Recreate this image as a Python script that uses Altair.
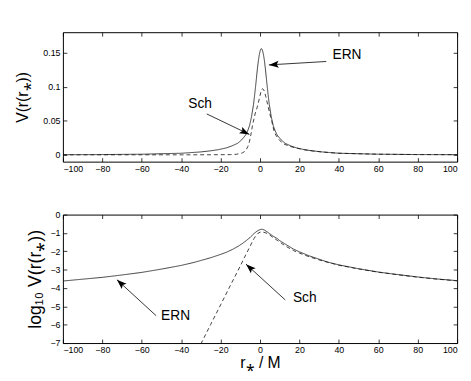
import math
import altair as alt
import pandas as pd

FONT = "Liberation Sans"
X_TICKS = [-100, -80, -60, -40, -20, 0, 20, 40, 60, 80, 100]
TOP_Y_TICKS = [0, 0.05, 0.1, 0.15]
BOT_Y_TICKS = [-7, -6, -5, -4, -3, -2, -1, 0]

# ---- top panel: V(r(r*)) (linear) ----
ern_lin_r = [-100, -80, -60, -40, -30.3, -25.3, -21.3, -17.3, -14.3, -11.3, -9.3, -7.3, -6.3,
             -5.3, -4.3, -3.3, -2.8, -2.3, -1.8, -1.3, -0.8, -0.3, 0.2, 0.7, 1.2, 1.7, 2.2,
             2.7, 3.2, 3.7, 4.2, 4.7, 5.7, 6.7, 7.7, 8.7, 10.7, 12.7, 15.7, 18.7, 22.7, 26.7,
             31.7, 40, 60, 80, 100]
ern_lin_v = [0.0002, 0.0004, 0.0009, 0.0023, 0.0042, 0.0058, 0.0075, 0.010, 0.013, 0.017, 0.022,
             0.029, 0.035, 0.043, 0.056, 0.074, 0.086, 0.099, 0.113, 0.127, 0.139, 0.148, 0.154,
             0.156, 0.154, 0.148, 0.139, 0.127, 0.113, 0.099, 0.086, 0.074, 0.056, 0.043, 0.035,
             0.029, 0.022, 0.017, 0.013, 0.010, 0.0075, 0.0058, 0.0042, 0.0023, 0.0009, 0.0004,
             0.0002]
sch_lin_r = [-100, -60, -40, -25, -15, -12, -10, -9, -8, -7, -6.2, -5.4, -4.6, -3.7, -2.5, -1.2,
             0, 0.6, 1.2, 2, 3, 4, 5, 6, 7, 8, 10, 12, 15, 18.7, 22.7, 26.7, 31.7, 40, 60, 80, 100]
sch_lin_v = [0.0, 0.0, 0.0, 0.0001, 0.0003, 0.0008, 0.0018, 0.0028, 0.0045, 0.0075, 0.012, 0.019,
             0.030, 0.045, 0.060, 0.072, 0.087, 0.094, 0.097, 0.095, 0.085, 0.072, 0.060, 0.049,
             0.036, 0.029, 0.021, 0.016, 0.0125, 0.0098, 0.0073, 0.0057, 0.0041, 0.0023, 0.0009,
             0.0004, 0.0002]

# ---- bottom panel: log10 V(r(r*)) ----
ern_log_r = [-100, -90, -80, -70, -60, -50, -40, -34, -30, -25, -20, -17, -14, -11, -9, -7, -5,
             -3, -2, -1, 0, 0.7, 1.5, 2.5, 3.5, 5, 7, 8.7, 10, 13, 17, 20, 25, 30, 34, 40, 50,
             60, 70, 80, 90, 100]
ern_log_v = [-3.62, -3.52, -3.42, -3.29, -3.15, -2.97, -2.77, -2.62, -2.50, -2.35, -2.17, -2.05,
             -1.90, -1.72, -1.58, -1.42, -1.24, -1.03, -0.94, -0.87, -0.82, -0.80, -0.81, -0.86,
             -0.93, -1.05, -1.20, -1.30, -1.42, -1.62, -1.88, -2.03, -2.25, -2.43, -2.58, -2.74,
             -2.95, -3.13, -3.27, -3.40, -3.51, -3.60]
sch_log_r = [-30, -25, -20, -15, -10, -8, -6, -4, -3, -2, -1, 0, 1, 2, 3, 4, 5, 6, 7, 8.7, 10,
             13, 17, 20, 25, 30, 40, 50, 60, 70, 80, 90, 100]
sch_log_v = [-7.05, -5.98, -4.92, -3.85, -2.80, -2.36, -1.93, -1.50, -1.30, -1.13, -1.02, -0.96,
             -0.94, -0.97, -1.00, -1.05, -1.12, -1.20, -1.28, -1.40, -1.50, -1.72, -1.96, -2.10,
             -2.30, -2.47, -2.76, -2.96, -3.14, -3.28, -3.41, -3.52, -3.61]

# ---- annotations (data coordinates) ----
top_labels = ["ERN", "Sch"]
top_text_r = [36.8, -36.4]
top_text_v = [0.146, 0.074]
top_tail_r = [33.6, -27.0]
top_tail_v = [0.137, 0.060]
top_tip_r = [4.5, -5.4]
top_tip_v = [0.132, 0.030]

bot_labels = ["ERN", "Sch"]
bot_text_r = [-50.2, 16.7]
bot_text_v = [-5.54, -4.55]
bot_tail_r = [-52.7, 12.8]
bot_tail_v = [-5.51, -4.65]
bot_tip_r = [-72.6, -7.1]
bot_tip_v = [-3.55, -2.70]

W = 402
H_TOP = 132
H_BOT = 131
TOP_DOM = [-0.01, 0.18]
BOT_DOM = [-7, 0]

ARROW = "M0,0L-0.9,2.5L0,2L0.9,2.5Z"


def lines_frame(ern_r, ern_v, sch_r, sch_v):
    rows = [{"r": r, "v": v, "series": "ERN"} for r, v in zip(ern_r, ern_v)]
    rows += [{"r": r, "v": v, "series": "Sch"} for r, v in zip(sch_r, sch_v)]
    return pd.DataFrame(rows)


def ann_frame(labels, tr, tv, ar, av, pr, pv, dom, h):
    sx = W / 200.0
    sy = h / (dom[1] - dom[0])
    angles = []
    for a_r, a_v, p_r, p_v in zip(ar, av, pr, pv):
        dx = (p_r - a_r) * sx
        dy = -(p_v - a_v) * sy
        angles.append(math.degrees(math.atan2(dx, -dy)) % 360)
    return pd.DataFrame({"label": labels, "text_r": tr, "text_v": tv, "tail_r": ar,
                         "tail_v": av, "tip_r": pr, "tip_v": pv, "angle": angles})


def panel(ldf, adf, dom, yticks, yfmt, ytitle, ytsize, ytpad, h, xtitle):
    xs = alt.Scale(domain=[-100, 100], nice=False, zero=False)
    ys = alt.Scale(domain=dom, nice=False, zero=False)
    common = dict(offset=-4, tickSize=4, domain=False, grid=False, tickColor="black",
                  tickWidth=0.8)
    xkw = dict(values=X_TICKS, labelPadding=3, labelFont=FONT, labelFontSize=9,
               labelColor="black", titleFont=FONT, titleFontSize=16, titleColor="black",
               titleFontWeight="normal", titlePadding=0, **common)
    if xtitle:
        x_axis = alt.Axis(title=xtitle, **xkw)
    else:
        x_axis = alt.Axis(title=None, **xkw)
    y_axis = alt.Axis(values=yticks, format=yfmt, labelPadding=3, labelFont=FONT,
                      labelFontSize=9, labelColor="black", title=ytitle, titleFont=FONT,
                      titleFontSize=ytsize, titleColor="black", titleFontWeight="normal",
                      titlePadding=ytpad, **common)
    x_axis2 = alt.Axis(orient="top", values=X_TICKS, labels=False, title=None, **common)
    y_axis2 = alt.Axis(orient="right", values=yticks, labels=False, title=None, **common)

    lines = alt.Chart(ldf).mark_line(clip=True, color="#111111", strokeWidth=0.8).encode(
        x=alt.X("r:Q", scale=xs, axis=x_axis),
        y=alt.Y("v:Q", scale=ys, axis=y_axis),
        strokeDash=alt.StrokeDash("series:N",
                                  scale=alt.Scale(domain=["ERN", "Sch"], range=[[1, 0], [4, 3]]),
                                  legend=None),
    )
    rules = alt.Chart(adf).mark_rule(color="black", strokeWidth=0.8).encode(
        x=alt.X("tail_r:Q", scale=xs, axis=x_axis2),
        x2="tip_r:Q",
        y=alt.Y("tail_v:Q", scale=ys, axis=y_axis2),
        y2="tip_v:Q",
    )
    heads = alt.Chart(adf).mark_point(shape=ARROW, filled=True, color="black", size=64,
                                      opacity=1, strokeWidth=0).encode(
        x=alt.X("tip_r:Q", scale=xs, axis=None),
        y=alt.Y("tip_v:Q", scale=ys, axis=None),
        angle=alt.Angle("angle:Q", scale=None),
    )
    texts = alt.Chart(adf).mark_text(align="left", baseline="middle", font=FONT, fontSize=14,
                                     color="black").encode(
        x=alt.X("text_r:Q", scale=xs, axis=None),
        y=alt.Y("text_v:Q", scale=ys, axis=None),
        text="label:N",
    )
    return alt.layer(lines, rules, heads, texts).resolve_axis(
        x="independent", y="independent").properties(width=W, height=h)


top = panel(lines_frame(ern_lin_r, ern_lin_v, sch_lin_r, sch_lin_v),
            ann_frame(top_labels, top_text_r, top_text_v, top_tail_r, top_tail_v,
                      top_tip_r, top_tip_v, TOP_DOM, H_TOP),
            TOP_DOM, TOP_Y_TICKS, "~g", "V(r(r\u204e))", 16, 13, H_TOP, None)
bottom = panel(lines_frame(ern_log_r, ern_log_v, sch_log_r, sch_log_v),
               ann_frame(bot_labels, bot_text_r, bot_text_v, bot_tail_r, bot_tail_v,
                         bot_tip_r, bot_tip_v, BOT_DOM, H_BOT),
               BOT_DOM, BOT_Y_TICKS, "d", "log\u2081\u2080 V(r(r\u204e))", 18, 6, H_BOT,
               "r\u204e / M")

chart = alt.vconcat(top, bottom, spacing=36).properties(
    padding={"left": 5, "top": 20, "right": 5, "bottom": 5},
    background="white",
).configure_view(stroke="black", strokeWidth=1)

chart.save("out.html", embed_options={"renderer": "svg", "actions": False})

__Exercise task__:
Copy nothing but the lines from the top of the data down to the line containing "0.0004, 0.0002]", and leave the pictures out.

__Correct result__:
Recreate this image as a Python script that uses Altair.
import math
import altair as alt
import pandas as pd

FONT = "Liberation Sans"
X_TICKS = [-100, -80, -60, -40, -20, 0, 20, 40, 60, 80, 100]
TOP_Y_TICKS = [0, 0.05, 0.1, 0.15]
BOT_Y_TICKS = [-7, -6, -5, -4, -3, -2, -1, 0]

# ---- top panel: V(r(r*)) (linear) ----
ern_lin_r = [-100, -80, -60, -40, -30.3, -25.3, -21.3, -17.3, -14.3, -11.3, -9.3, -7.3, -6.3,
             -5.3, -4.3, -3.3, -2.8, -2.3, -1.8, -1.3, -0.8, -0.3, 0.2, 0.7, 1.2, 1.7, 2.2,
             2.7, 3.2, 3.7, 4.2, 4.7, 5.7, 6.7, 7.7, 8.7, 10.7, 12.7, 15.7, 18.7, 22.7, 26.7,
             31.7, 40, 60, 80, 100]
ern_lin_v = [0.0002, 0.0004, 0.0009, 0.0023, 0.0042, 0.0058, 0.0075, 0.010, 0.013, 0.017, 0.022,
             0.029, 0.035, 0.043, 0.056, 0.074, 0.086, 0.099, 0.113, 0.127, 0.139, 0.148, 0.154,
             0.156, 0.154, 0.148, 0.139, 0.127, 0.113, 0.099, 0.086, 0.074, 0.056, 0.043, 0.035,
             0.029, 0.022, 0.017, 0.013, 0.010, 0.0075, 0.0058, 0.0042, 0.0023, 0.0009, 0.0004,
             0.0002]
sch_lin_r = [-100, -60, -40, -25, -15, -12, -10, -9, -8, -7, -6.2, -5.4, -4.6, -3.7, -2.5, -1.2,
             0, 0.6, 1.2, 2, 3, 4, 5, 6, 7, 8, 10, 12, 15, 18.7, 22.7, 26.7, 31.7, 40, 60, 80, 100]
sch_lin_v = [0.0, 0.0, 0.0, 0.0001, 0.0003, 0.0008, 0.0018, 0.0028, 0.0045, 0.0075, 0.012, 0.019,
             0.030, 0.045, 0.060, 0.072, 0.087, 0.094, 0.097, 0.095, 0.085, 0.072, 0.060, 0.049,
             0.036, 0.029, 0.021, 0.016, 0.0125, 0.0098, 0.0073, 0.0057, 0.0041, 0.0023, 0.0009,
             0.0004, 0.0002]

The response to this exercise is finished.